With a 5-bolt compact crank, you can use a granny ring down to 20t. Thanks, shitmano, for changing the standard and screwing everybody that needs a super low gear.
Going further back, with a standard crank (74mm granny bolt circle) there used to be made a variety of adaptors to fit smaller rings than the 24t that's the normal lowest for that diameter. Avid made one that fit 20t and 22t compact grannies. White Industries made one that fit freewheel, as in thread-on freewheel, cogs down to I believe it was 16t. So did the guy who first raced the train from Durango to Silvertown in like '72 or so, starting the Iron Horse Classic. His bro was the engineer. Tom Mayer's his name, out of Albuquerque, I forget the original name of his little company, then he changed it to GIOS Team, God is our Savior, or God is on our Side, something like that to let the cycling world he found religion in a major way. Anyway, he had several adaptors, including one that added a fourth teeny tiny freewheel "chainring" behind a normal granny. On yer own making the front derailleur handle it, but it could be done if you were clever and ingenious enough.

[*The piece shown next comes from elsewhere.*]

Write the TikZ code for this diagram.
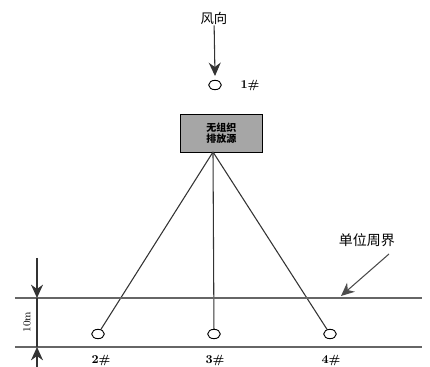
\documentclass[tikz,border=0pt]{standalone}
\usepackage{fontspec}
\newfontfamily\cjk{Noto Sans CJK SC}
\usepackage{tikz}
\usetikzlibrary{arrows.meta,shapes.geometric}
\tikzset{
  spot/.style={draw,ellipse,fill=white,line width=0.7pt,minimum width=9.5pt,minimum height=7pt,inner sep=0pt},
  tag/.style={inner sep=0.75pt,font=\bfseries\small},
  bigarr/.style={-{Stealth[length=10pt,width=9pt]},line width=0.8pt},
  rim/.style={draw=black!60,line width=0.8pt},
}

\begin{document}
\begin{tikzpicture}[x=0.75pt,y=0.75pt,yscale=-1,xscale=1]
\useasboundingbox (0,0) rectangle (430,367);

%Source box
\node [draw,line width=0.8pt,fill=black!35,minimum width=62pt,minimum height=28pt,inner sep=0pt,align=center,font=\cjk\bfseries\fontsize{7.5}{8.5}\selectfont] (src) at (221.5,133.5) {无组织\\排放源};
\coordinate (srcfoot) at (213,152);

%Sampling points
\node [spot] (p1) at (215,85) {};
\node [spot] (p2) at (98,334) {};
\node [spot] (p3) at (214,334) {};
\node [spot] (p4) at (330,334) {};

%Straight Lines
\draw [black!80,line width=0.8pt] (srcfoot) -- (p2);
\draw [black!80,line width=0.8pt] (srcfoot) -- (p3);
\draw [black!80,line width=0.8pt] (srcfoot) -- (p4);

%Boundary lines
\coordinate (ul) at (15,298);
\coordinate (ur) at (422,298);
\coordinate (ll) at (15,347);
\coordinate (lr) at (422,347);
\draw [rim] (ul) -- (ur);
\draw [rim] (ll) -- (lr);

%Wind arrow
\node [inner sep=0.75pt,font=\cjk\fontsize{10}{12}\selectfont] (wind) at (214,18) {风向};
\coordinate (windtip) at (215,76);
\draw [bigarr,black!80] (wind) -- (windtip);

%Boundary arrow
\node [inner sep=0.75pt,font=\cjk\fontsize{10.5}{12}\selectfont] (bound) at (367,240) {单位周界};
\coordinate (boundtail) at (389,254);
\coordinate (boundtip) at (341,296);
\draw [bigarr,black!70] (boundtail) -- (boundtip);

%Dimension 10m
\coordinate (dtop) at (37,258);
\coordinate (dup) at (37,298);
\coordinate (dlow) at (37,347);
\coordinate (dbot) at (37,368);
\draw [bigarr,black!80] (dtop) -- (dup);
\draw [black!80,line width=0.8pt] (dup) -- (dlow);
\draw [bigarr,black!80] (dbot) -- (dlow);
% Text Node
\node [inner sep=0.75pt,rotate=90,font=\fontsize{8}{9}\selectfont] (gap) at (27,322) {10m};

% Text Node
\node [tag] (t1) at (250,86) {1\#};
% Text Node
\node [tag] (t2) at (101,361) {2\#};
% Text Node
\node [tag] (t3) at (215,361) {3\#};
% Text Node
\node [tag] (t4) at (331,361) {4\#};
\end{tikzpicture}
\end{document}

Pretty sure all those adaptors died when compact cranks got popular.
And I think Bullseye cranks had, maybe still have, a configuration to take a ring down to 16t, if I recall.
Maybe the above adaptors are available on ebay, I never looked.
Another option is tracking down an old SunTour 14-38t, yes 38t, freewheel. I actually have one here, and took it apart -- it was a 5-sp. -- and fitted the larger cogs to a 6 sp. freewheel body. SunTour had a special derailleur for it, but I made mine work fine with a long cage shitmano deore. Not that I need it, just because I had it and it was a shop project.
So, to sum up, theoretically, using available technology from the recent past, you could have a 16t granny ring and a 38t large cog. Let's see, that, oh my, a 10.9 inch gear with a 26" wheel. Somebody tell Frank Berto (ask google if you never heard of him).